PB starts with introducing us to a 'mutant' looking yet beautiful woman called Jane and this introduction also signals the start of a reoccurring line of distant femme fatals entering Ballard's short stories, usually they seem to bring nothing but bad luck for the residents of Vermilion Sands. She hastily starts courting Steve, the owner of a local singing flower shop, as she happens to be an entertainment singer and is fascinated by the exotic cultivated plants and carnivorous oddities belting out classical symphonies. The artistic theme of this story seems to be music and if nothing else you can finish the story and arrogantly boast to your friends how the melodies of Mandel are far superior to those of Tchaikovsky, who is only for beginners and 'tourists'.  

The major conflict of the story comes when Jane challenges Steve's prized singing flower, something called a Khan-Arachnid to a singing contest of sorts, this causes the viscous flower to triple in size and tower over Jane and attempt to eat her but Steve steps in to save her, kind of, being the type for chivalry and all that. Ballard makes it more or less clear that he doesn't care for his characters, he prefers to mold his characters around the story and we have these people only as a means to an end. Steve's name is mentioned maybe once or twice in the whole piece and this is common with the protagonists of Ballard's short stories. 

So what can I say about the messages that these characters stand for, perhaps Jane was fighting to take back music, she wanted music to belong to the human world and not the plants or was she just a sacrificial succubus playing out men's sexual desires for a woman with self destructive needs.
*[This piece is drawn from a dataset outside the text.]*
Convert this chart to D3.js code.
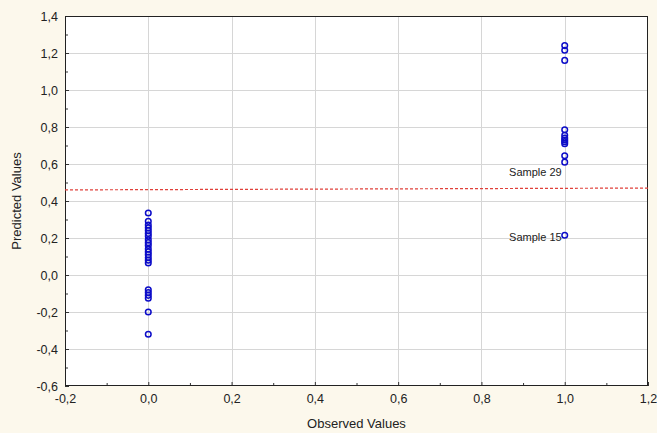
<!DOCTYPE html>
<html>
<head>
<meta charset="utf-8">
<script src="https://cdn.jsdelivr.net/npm/d3@7"></script>
<style>
  html, body { margin: 0; padding: 0; background: #fcf8ec; }
  svg { display: block; }
  text { font-family: "Liberation Sans", Arial, sans-serif; fill: #222; }
</style>
</head>
<body>
<svg id="chart" width="657" height="433"></svg>
<script>
// Data
const observedZero = [0, 0, 0, 0, 0, 0, 0, 0, 0, 0, 0, 0, 0, 0, 0, 0, 0, 0, 0, 0, 0, 0];
const predictedZero = [0.335, 0.29, 0.27, 0.255, 0.24, 0.225, 0.21, 0.19, 0.175, 0.16, 0.14, 0.125, 0.11, 0.095, 0.08, 0.065, -0.08, -0.095, -0.11, -0.125, -0.2, -0.32];
const observedOne = [1, 1, 1, 1, 1, 1, 1, 1, 1, 1, 1, 1];
const predictedOne = [1.24, 1.215, 1.16, 0.785, 0.755, 0.74, 0.73, 0.72, 0.71, 0.645, 0.61, 0.215];
const cutoffX = [-0.2, 1.2];
const cutoffY = [0.46, 0.47];
const labelNames = ["Sample 29", "Sample 15"];
const labelX = [1, 1];
const labelY = [0.555, 0.205];
const xTicks = [-0.2, 0, 0.2, 0.4, 0.6, 0.8, 1.0, 1.2];
const yTicks = [-0.6, -0.4, -0.2, 0, 0.2, 0.4, 0.6, 0.8, 1.0, 1.2, 1.4];
const xTitle = "Observed Values";
const yTitle = "Predicted Values";

const svg = d3.select("#chart");
const m = { left: 65, right: 9, top: 16, bottom: 47 };
const W = 657, H = 433;
const x = d3.scaleLinear().domain([-0.2, 1.2]).range([m.left, W - m.right]);
const y = d3.scaleLinear().domain([-0.6, 1.4]).range([H - m.bottom, m.top]);
const fmt = d => d3.format(".1f")(d).replace("\u2212", "-").replace(".", ",");

// plot background
svg.append("rect").attr("x", x(-0.2)).attr("y", y(1.4))
  .attr("width", x(1.2) - x(-0.2)).attr("height", y(-0.6) - y(1.4)).attr("fill", "#fff");

// grid
const g = svg.append("g");
g.selectAll(".gx").data(xTicks.slice(1, -1)).enter().append("line")
  .attr("x1", d => Math.round(x(d)) + 0.5).attr("x2", d => Math.round(x(d)) + 0.5)
  .attr("y1", y(1.4)).attr("y2", y(-0.6)).attr("stroke", "#d6d6d6").attr("stroke-width", 1);
g.selectAll(".gy").data(yTicks.slice(1, -1)).enter().append("line")
  .attr("y1", d => Math.round(y(d)) + 0.5).attr("y2", d => Math.round(y(d)) + 0.5)
  .attr("x1", x(-0.2)).attr("x2", x(1.2)).attr("stroke", "#d6d6d6").attr("stroke-width", 1);

// axes (ticks inward)
const xMinor = d3.range(-0.1, 1.2, 0.2);
const yMinor = d3.range(-0.5, 1.4, 0.2);
const xAxis = d3.axisBottom(x).tickValues(xTicks).tickFormat(fmt).tickSizeInner(-4).tickSizeOuter(0).tickPadding(8);
const yAxis = d3.axisLeft(y).tickValues(yTicks).tickFormat(fmt).tickSizeInner(-4).tickSizeOuter(0).tickPadding(7);
const gx = svg.append("g").attr("transform", `translate(0,${y(-0.6)})`).call(xAxis);
const gy = svg.append("g").attr("transform", `translate(${x(-0.2)},0)`).call(yAxis);
[gx, gy].forEach(a => {
  a.selectAll("text").style("font-size", "12.5px").attr("fill", "#222");
  a.selectAll("line").attr("stroke", "#333");
  a.select(".domain").remove();
});
svg.append("g").attr("transform", `translate(0,${y(-0.6)})`)
  .call(d3.axisBottom(x).tickValues(xMinor).tickFormat("").tickSizeInner(-3).tickSizeOuter(0))
  .call(a => { a.select(".domain").remove(); a.selectAll("line").attr("stroke", "#333"); });
svg.append("g").attr("transform", `translate(${x(-0.2)},0)`)
  .call(d3.axisLeft(y).tickValues(yMinor).tickFormat("").tickSizeInner(-3).tickSizeOuter(0))
  .call(a => { a.select(".domain").remove(); a.selectAll("line").attr("stroke", "#333"); });

// frame
svg.append("rect").attr("x", x(-0.2) + 0.5).attr("y", y(1.4) + 0.5)
  .attr("width", x(1.2) - x(-0.2) - 1).attr("height", y(-0.6) - y(1.4) - 1)
  .attr("fill", "none").attr("stroke", "#222").attr("stroke-width", 1);

// cutoff line
svg.append("line").attr("x1", x(cutoffX[0])).attr("y1", y(cutoffY[0]))
  .attr("x2", x(cutoffX[1])).attr("y2", y(cutoffY[1]))
  .attr("stroke", "#e0403a").attr("stroke-width", 1.2).attr("stroke-dasharray", "3,2");

// points
const pts = observedZero.map((d, i) => ({ x: d, y: predictedZero[i] }))
  .concat(observedOne.map((d, i) => ({ x: d, y: predictedOne[i] })));
svg.append("g").selectAll("circle").data(pts).enter().append("circle")
  .attr("cx", d => x(d.x)).attr("cy", d => y(d.y)).attr("r", 2.8)
  .attr("fill", "none").attr("stroke", "#0c0cc8").attr("stroke-width", 1.5);

// labels
svg.append("g").selectAll("text").data(labelNames).enter().append("text")
  .attr("x", (d, i) => x(labelX[i]) - 3).attr("y", (d, i) => y(labelY[i]) + 4)
  .attr("text-anchor", "end").style("font-size", "11px").text(d => d);

// titles
svg.append("text").attr("x", (x(-0.2) + x(1.2)) / 2).attr("y", 428)
  .attr("text-anchor", "middle").style("font-size", "13px").text(xTitle);
svg.append("text").attr("transform", `translate(21,${(y(-0.6) + y(1.4)) / 2}) rotate(-90)`)
  .attr("text-anchor", "middle").style("font-size", "13px").text(yTitle);
</script>
</body>
</html>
Steve emerges from the whole ordeal with little scars, emotional or physical, and seemed to have shed his admiration for Jane just as quickly as he found it, he gives some advise to other men who happen to have a singing flower shop that she could pop in to visit them but he leaves them with the warning that she can cheat. He is referring to a game he used to play with her but there is also the connotation that she would cheat on the love of a man with the love of her hobby, singing. So while Jane's urges and sexual merits were powerful, her urges towards music scared Steve and left him feeling cheated. 

Escapement

I guess I must now talk about Escapement, this is a run of the mill science fiction story about time travel and time loops. I enjoyed it more than PB simply because the idea was well implemented and the same gripping tension and shortening of time stayed with the story right to the final sentence. Basically a man is watching TV with his wife and notices the same programs are repeating themselves, he is stuck in a time loop going from 9 p.m to 9.15 p.m but gradually this time span shortens yet this man is the only man in the entire world to know about this time anomaly. The excitement come in how this man (I don't want to look up this name nor would knowing it strictly matter anyway) trying to figure how what to do in order to fix this anomaly and how he can make the most of it, at one point he muses that he has infinite alcohol woohoo, but that he will never be able to feel drunkenness inside this time loop awww. 
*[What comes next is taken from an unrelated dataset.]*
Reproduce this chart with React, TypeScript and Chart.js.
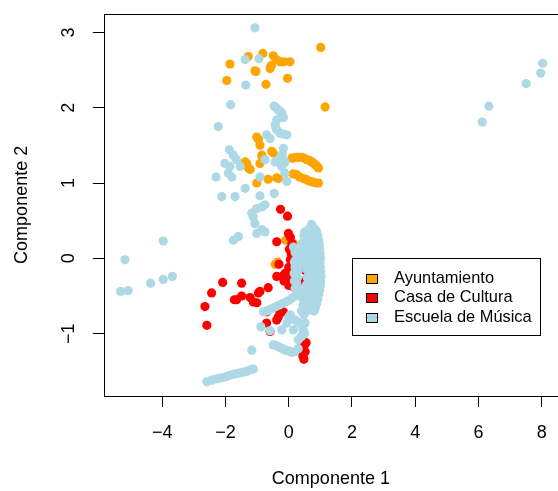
import { useEffect, useRef } from "react";
import { Chart, registerables } from "chart.js";

Chart.register(...registerables);

const FONT = '"Liberation Sans", Arial, Helvetica, sans-serif';

// Series names and colours
const seriesNames = ["Ayuntamiento", "Casa de Cultura", "Escuela de Música"];
const seriesColors = ["#FFA500", "#FF0000", "#ADD8E6"];

// Axis titles
const xTitle = "Componente 1";
const yTitle = "Componente 2";

// Axis limits (the plot frame reaches x = 8.57, just past the canvas edge)
const xLimits = [-5.85, 8.517];
const xFrameMax = 8.57;
const yLimits = [-1.828, 3.248];
const xTickStep = 2;
const yTickStep = 1;

// Legend anchor (top-left corner, data units)
const legendAnchor = [2, 0];

// Ayuntamiento
const ayuntamientoX = [
  1.01, -1.28, -0.82, -0.49, -1.86, -1.07, -1.04, -0.59, -0.4, -0.28, -0.15, 0.04, -1.96, -0.72, -0.04, 1.15, -0.55,
  -1.01, -0.96, -0.91, -0.85, -0.54, -0.49, -1.38, -1.33, -1.28, -1.22, -0.91, -0.85, -1.01, -0.65, -0.38, -0.33,
  0.1, 0.17, 0.25, 0.33, 0.41, 0.49, 0.57, 0.65, 0.73, 0.79, 0.85, 0.9, 0.94,
  0.14, 0.25, 0.35, 0.46, 0.54, 0.62, 0.7, 0.78, 0.86, 0.94,
  -0.1, 0.05, 0.15, -0.43, -0.35, 0.38, 0.48, 0.2,
];
const ayuntamientoY = [
  2.8, 2.68, 2.72, 2.69, 2.58, 2.49, 2.48, 2.52, 2.64, 2.61, 2.61, 2.61, 2.36, 2.31, 2.39, 2.01, 2.56,
  1.61, 1.58, 1.5, 1.37, 1.42, 1.4, 1.28, 1.26, 1.2, 1.18, 1.26, 1.36, 1.0, 1.05, 1.07, 1.06,
  1.33, 1.335, 1.34, 1.34, 1.34, 1.33, 1.31, 1.3, 1.28, 1.26, 1.24, 1.22, 1.2,
  1.12, 1.11, 1.08, 1.06, 1.05, 1.03, 1.02, 1.01, 1.0, 1.0,
  0.24, 0.22, 0.2, -0.08, -0.05, -0.01, -0.05, 0.05,
];

// Casa de Cultura
const casaX = [
  -0.26, -0.04, -0.01, -0.38, -0.31, -0.38, -0.12, -0.65, -0.96, -1.12, -1.22, -1.49, -1.49, -1.65, -1.72, -2.09,
  -2.44, -2.65, -2.59, -0.7, -0.7, -0.59, -0.28, -0.38, -1.01, -0.91, -0.17, -0.33,
  0.05, 0.1, 0.02, 0.08, 0.05, 0.1, 0.0, 0.05, -0.05, 0.1, 0.15, 0.0, -0.15, -0.2,
  0.52, 0.57, 0.5, 0.25,
  0.41, 0.46, 0.5, 0.46, 0.42, 0.45, 0.48, 0.52, 0.55,
];
const casaY = [
  0.65, 0.56, 0.33, 0.22, -0.08, -0.24, -0.2, -0.39, -0.46, -0.58, -0.52, -0.5, -0.33, -0.55, -0.55, -0.32,
  -0.46, -0.64, -0.89, -0.71, -0.86, -0.97, -0.71, -0.82, -0.59, -0.44, -0.71, -0.78,
  0.28, 0.2, 0.12, 0.05, -0.02, -0.1, -0.12, -0.2, -0.28, -0.3, -0.38, -0.36, -0.3, -0.24,
  -0.16, -0.42, -0.3, -0.42,
  -1.04, -1.1, -1.15, -1.2, -1.25, -1.3, -1.34, -1.24, -1.12,
];

// Escuela de Música
const escuelaX = [
  -1.07, -1.38, -0.94, -1.36, -1.84, -2.23,
  8.03, 7.97, 7.51, 6.33, 6.12,
  -5.18, -5.32, -5.08, -4.37, -3.97, -3.68, -3.97,
  -0.46, -0.4, -0.33, -0.27, -0.22, -0.17, -0.38, -0.43, -0.4, -0.36, -0.28, -0.18, -0.06, -0.7, -0.59,
  -1.88, -1.75, -1.65, -2.02, -1.86, -1.54, -1.91, -1.8, -2.3, -2.12, -1.7, -1.38,
  -0.91, -0.75, -0.43, -0.17, -0.28, -0.22, -0.12, -0.06, -0.2, -0.12, -0.91, -0.46,
  -0.75, -0.85, -1.01, -1.17, -1.12, -1.07, -1.01, -0.75, -0.85, -1.75, -1.59, -1.17,
  -2.59, -2.45, -2.38, -2.27, -2.17, -2.06, -1.96, -1.85, -1.75, -1.64, -1.54, -1.43, -1.33, -1.22, -1.12,
  0.72, 0.8, 0.88, 0.92, 0.95, 0.97, 0.98, 0.99, 1.0, 0.99, 1.0, 1.01, 1.02, 1.01, 1.0, 0.98, 0.95, 0.92, 0.88, 0.84, 0.8,
  0.78, 0.8, 0.82, 0.84, 0.85, 0.86, 0.86, 0.84, 0.8, 0.76,
  0.62, 0.6, 0.62, 0.65, 0.66, 0.68, 0.7, 0.72, 0.7, 0.66, 0.62, 0.58,
  0.5, 0.52, 0.54, 0.55, 0.56, 0.57, 0.58, 0.56, 0.53, 0.5, 0.5, 0.48,
  0.42, 0.38, 0.35, 0.33, 0.3, 0.28, 0.25, 0.3, 0.35, 0.42, 0.45, 0.4,
  0.15, 0.2, 0.48, 0.5, 0.52, 0.18, 0.17, 0.22, 0.2, 0.18, 0.2,
  0.2, 0.1, 0.0, -0.1, -0.2, -0.3, -0.4, -0.5, -0.6, -0.7, -0.8, -0.88, -0.59,
  0.0, 0.1, 0.2, 0.3, 0.4, 0.52, 0.45, 0.5, 0.4, 0.3, -0.22, -0.06, 0.15, 0.05,
  -0.49, -0.4, -0.3, -0.2, -0.1, 0.0, 0.1, 0.2, 0.3,
];
const escuelaY = [
  3.06, 2.64, 2.65, 2.3, 2.04, 1.75,
  2.59, 2.46, 2.32, 2.02, 1.81,
  -0.02, -0.44, -0.43, -0.33, -0.28, -0.24, 0.23,
  2.02, 2.0, 1.97, 1.95, 1.93, 1.87, 1.84, 1.77, 1.72, 1.7, 1.66, 1.65, 1.64, 1.64, 1.59,
  1.44, 1.37, 1.31, 1.26, 1.22, 1.22, 1.13, 1.08, 1.08, 0.82, 0.82, 0.93,
  1.08, 1.31, 1.28, 1.46, 1.33, 1.22, 1.13, 1.02, 1.38, 1.28, 0.83, 0.86,
  0.71, 0.68, 0.66, 0.6, 0.55, 0.46, 0.33, 0.35, 0.38, 0.24, 0.29, -1.22,
  -1.64, -1.62, -1.61, -1.6, -1.59, -1.58, -1.57, -1.55, -1.54, -1.53, -1.52, -1.51, -1.5, -1.48, -1.47,
  0.45, 0.4, 0.36, 0.3, 0.24, 0.18, 0.12, 0.06, 0.0, -0.06, -0.12, -0.18, -0.24, -0.3, -0.36, -0.42, -0.48, -0.54, -0.6, -0.66, -0.7,
  0.3, 0.2, 0.1, 0.0, -0.1, -0.2, -0.3, -0.4, -0.5, -0.6,
  0.38, 0.3, 0.2, 0.1, 0.0, -0.1, -0.2, -0.3, -0.4, -0.5, -0.6, -0.7,
  0.35, 0.25, 0.15, 0.05, -0.05, -0.15, -0.25, -0.35, -0.45, -0.55, -0.65, -0.75,
  0.2, 0.1, 0.0, -0.08, -0.16, -0.25, -0.33, -0.4, -0.46, -0.52, -0.62, -0.7,
  0.15, 0.08, 0.3, 0.12, -0.08, -0.05, -0.2, -0.02, -0.12, -0.3, -0.4,
  -0.5, -0.53, -0.56, -0.58, -0.6, -0.62, -0.64, -0.66, -0.68, -0.7, -0.71, -0.91, -0.96,
  -0.78, -0.8, -0.82, -0.85, -0.88, -0.86, -0.95, -1.0, -1.04, -1.08, -0.95, -0.86, -0.95, -0.75,
  -1.15, -1.16, -1.18, -1.2, -1.22, -1.23, -1.25, -1.24, -1.2,
];

const seriesX = [ayuntamientoX, casaX, escuelaX];
const seriesY = [ayuntamientoY, casaY, escuelaY];

const formatTick = (v: number) => (v < 0 ? "\u2212" + Math.abs(v) : String(v));

// Fix an axis' thickness and drop the extra room Chart.js reserves for edge labels
const fixAxis = (size: number) => (s: any) => {
  if (s.isHorizontal()) s.height = size;
  else s.width = size;
  s.paddingTop = 0;
  s.paddingBottom = 0;
  s.paddingLeft = 0;
  s.paddingRight = 0;
};

// Frame around the plotting region
const framePlugin = {
  id: "frame",
  afterDraw(chart: any) {
    const { ctx, chartArea, scales } = chart;
    ctx.save();
    ctx.strokeStyle = "#000";
    ctx.lineWidth = 1;
    const l = Math.round(chartArea.left) + 0.5;
    const t = Math.round(chartArea.top) + 0.5;
    const r = Math.round(scales.x.getPixelForValue(xFrameMax)) + 0.5;
    const b = Math.round(chartArea.bottom) + 0.5;
    ctx.strokeRect(l, t, r - l, b - t);
    ctx.restore();
  },
};

// Boxed legend with filled squares, anchored in data coordinates
const boxLegendPlugin = {
  id: "boxLegend",
  afterDraw(chart: any) {
    const { ctx, scales } = chart;
    const x0 = scales.x.getPixelForValue(legendAnchor[0]);
    const y0 = scales.y.getPixelForValue(legendAnchor[1]);
    const fontSize = 16.4;
    ctx.save();
    ctx.font = `${fontSize}px ${FONT}`;
    const maxW = Math.max(...seriesNames.map((n) => ctx.measureText(n).width));
    const textLeft = 42.1;
    const rowGap = 19.35;
    const firstRow = 20;
    const w = textLeft + maxW + 8;
    const h = firstRow * 2 + rowGap * (seriesNames.length - 1) - 2;
    const bx = Math.round(x0) + 0.5;
    const by = Math.round(y0) + 0.5;
    ctx.fillStyle = "#fff";
    ctx.fillRect(bx, by, w, h);
    ctx.strokeStyle = "#000";
    ctx.lineWidth = 1;
    ctx.strokeRect(bx, by, Math.round(w), Math.round(h));
    seriesNames.forEach((name, i) => {
      const cy = y0 + firstRow + i * rowGap;
      const sw = 10.6;
      const sh = 8.8;
      const sx = Math.round(x0 + 13.8) + 0.5;
      const sy = Math.round(cy - sh / 2) + 0.5;
      ctx.fillStyle = seriesColors[i];
      ctx.fillRect(sx, sy, Math.round(sw), Math.round(sh));
      ctx.strokeStyle = "#000";
      ctx.strokeRect(sx, sy, Math.round(sw), Math.round(sh));
      ctx.fillStyle = "#000";
      ctx.textAlign = "left";
      ctx.textBaseline = "middle";
      ctx.fillText(name, x0 + textLeft, cy);
    });
    ctx.restore();
  },
};

export default function App() {
  const canvasRef = useRef<HTMLCanvasElement | null>(null);

  useEffect(() => {
    const canvas = canvasRef.current;
    if (!canvas) return;

    const datasets = seriesNames.map((name, i) => ({
      label: name,
      data: seriesX[i].map((x, j) => ({ x, y: seriesY[i][j] })),
      backgroundColor: seriesColors[i],
      borderColor: seriesColors[i],
      borderWidth: 0,
      pointRadius: 4.6,
      pointHoverRadius: 4.6,
      // later groups are painted over earlier ones
      order: seriesNames.length - 1 - i,
    }));

    const chart = new Chart(canvas, {
      type: "scatter",
      data: { datasets },
      options: {
        responsive: false,
        devicePixelRatio: 1,
        animation: false,
        layout: { autoPadding: false, padding: { left: 0, top: 13.7, right: 0, bottom: 0 } },
        plugins: {
          legend: { display: false },
          tooltip: { enabled: false },
        },
        scales: {
          x: {
            type: "linear",
            position: "bottom",
            min: xLimits[0],
            max: xLimits[1],
            border: { display: false },
            grid: {
              display: true,
              drawOnChartArea: false,
              drawTicks: true,
              tickLength: 11,
              color: "#000",
              lineWidth: 1,
            },
            ticks: {
              stepSize: xTickStep,
              includeBounds: false,
              color: "#000",
              font: { family: FONT, size: 18 },
              padding: 15,
              maxRotation: 0,
              autoSkip: false,
              callback: (v: any) => formatTick(Number(v)),
            },
            title: {
              display: true,
              text: xTitle,
              color: "#000",
              font: { family: FONT, size: 18 },
              padding: { top: 0, bottom: 1 },
            },
            afterFit: fixAxis(95),
          },
          y: {
            type: "linear",
            position: "left",
            min: yLimits[0],
            max: yLimits[1],
            border: { display: false },
            grid: {
              display: true,
              drawOnChartArea: false,
              drawTicks: true,
              tickLength: 11,
              color: "#000",
              lineWidth: 1,
            },
            ticks: {
              stepSize: yTickStep,
              includeBounds: false,
              color: "#000",
              font: { family: FONT, size: 18 },
              padding: 13.75,
              minRotation: 90,
              maxRotation: 90,
              crossAlign: "center",
              autoSkip: false,
              callback: (v: any) => formatTick(Number(v)),
            },
            title: {
              display: true,
              text: yTitle,
              color: "#000",
              font: { family: FONT, size: 18 },
              padding: { top: 11.2, bottom: 0 },
            },
            afterFit: fixAxis(103.8),
          },
        },
      } as any,
      plugins: [framePlugin, boxLegendPlugin],
    });

    return () => chart.destroy();
  }, []);

  return (
    <div style={{ position: "absolute", left: 0, top: 0, width: 558, height: 491, background: "#fff" }}>
      <canvas ref={canvasRef} width={558} height={491} style={{ display: "block", width: 558, height: 491 }} />
    </div>
  );
}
He refers to his time loop as a merry-go-round, he rings his friends to find out what it going on but they are carrying on as normal and he tried to convince his wife, all to no avail. In the end the time loops shrinks to nothing for our hero and he reverts to normally perceived time yet he then hears his wife mention that the same program is repeating itself and he knows she is now experiencing what he just went through and says to her, "This is the merry-go-round. And you're driving", which is an amazing closing sentence and caused me to shout out in delirium but it still raises so many questions. Is the husband also now stuck in this time loop with his wife or is the wife only experiencing it while the husband's memory reverts back every fifteen minutes? Are we living the same fifteen minutes over and over until the divine direction we are heading in has become satisfactory? Why does this time loop happen, is it so they can realize the correct path to live in or is it just a cruel game designed to sharpen the mind? I'm sure many different time travel stories also raise these mind boggling questions and that is what makes Escapement a fascinating read. To tie things up I will mention that Ballard gives the name of the play that the husband and wife are watching as 'My Sons, My Sons', so much repetition, so much repetition.